2. The surface of balls in Newton’s cradle should very smooth.

Reason:

To reduce friction between air and the ball surface, reduce the energy loss as thermal energy.

3. Function the Newton’s cradle inside a vacuum container.

Reason:

Reduce the air resistance. Since no particle inside the vacuum container, except the Newton’s cradle, the friction between ball surface and air will be reduced, so less energy loss to the surrounding.

Conclusion

In conclude that, Conservation of energy and momentum are satisfied in Newton’s cradle, the ball slams into the balls at rest. Energy is transfer from one to the next until the momentum of the first ball equals to the mass and then instantly the velocity of another. The last ball decelerates to the apex while losing momentum and KE. Eventually, the PE at the apex is equal to that of the original PE.

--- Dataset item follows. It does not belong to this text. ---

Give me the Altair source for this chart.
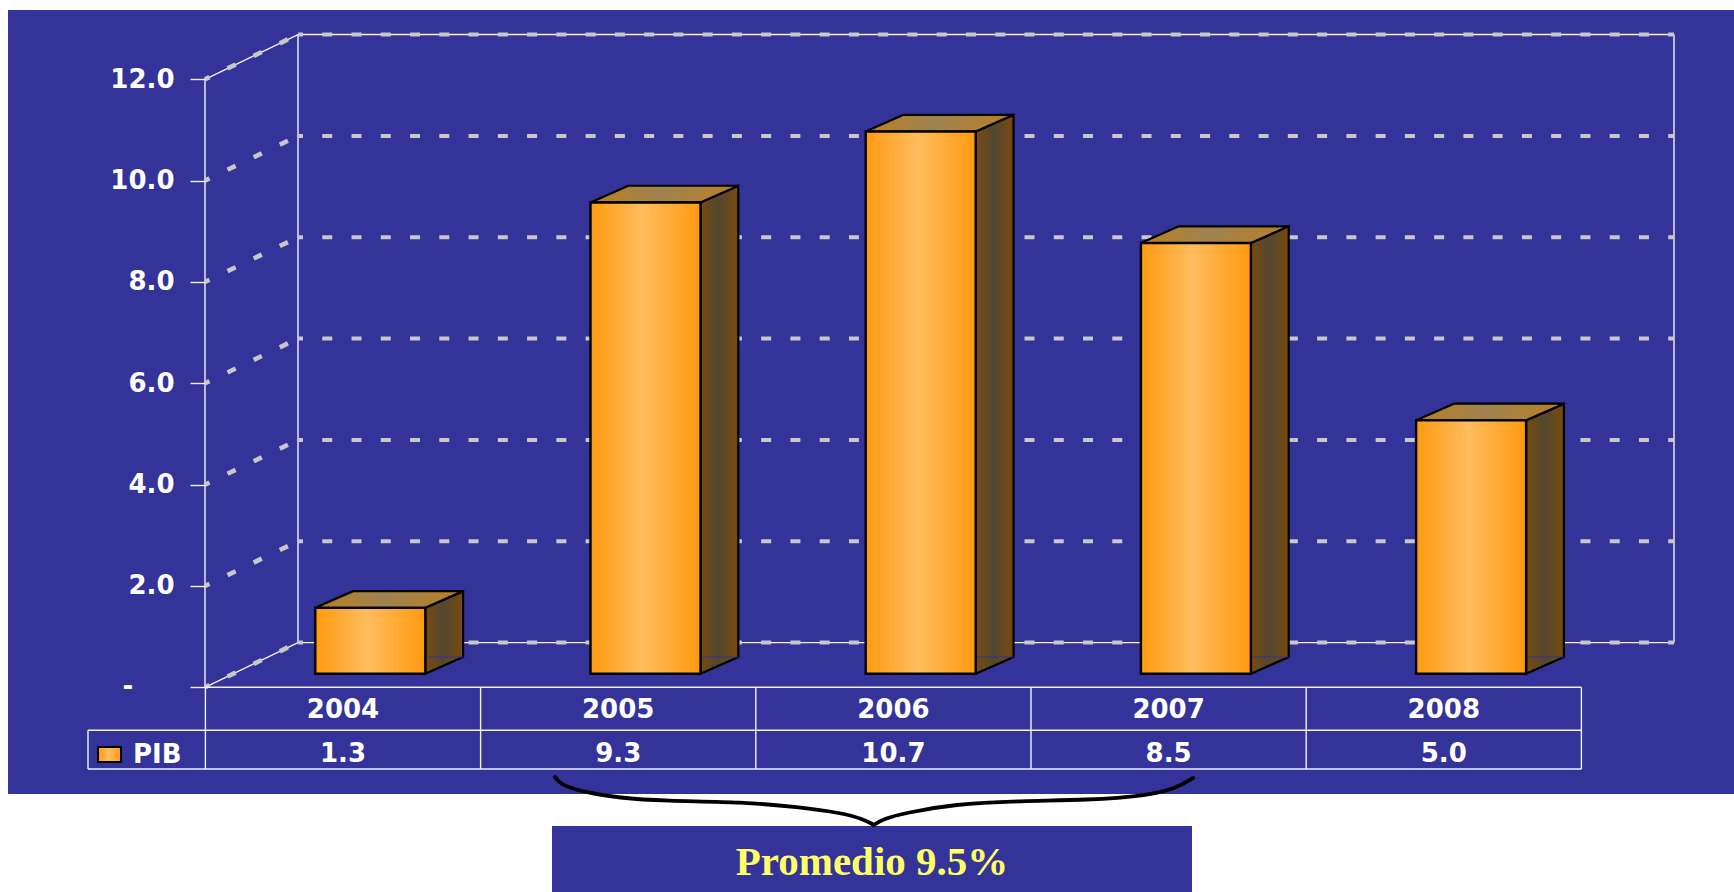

Moreover, all balls are in contact with neighbors just after impact. Compression occurs at the interfaces. This stores potential energy and gives rise to interface elastic forces. Momentum conservation applies, and hence, line of balls is now moved at the same speed.

The net impulse on each ball due to interface forces is zero, because those balls that end up going the same speed, hence they experience no net change of momentum, and therefore no change in speed.

Finally, in a perfect system, the scenarios and results would be valid. However, considering the drag, friction, energy lost to the surrounding.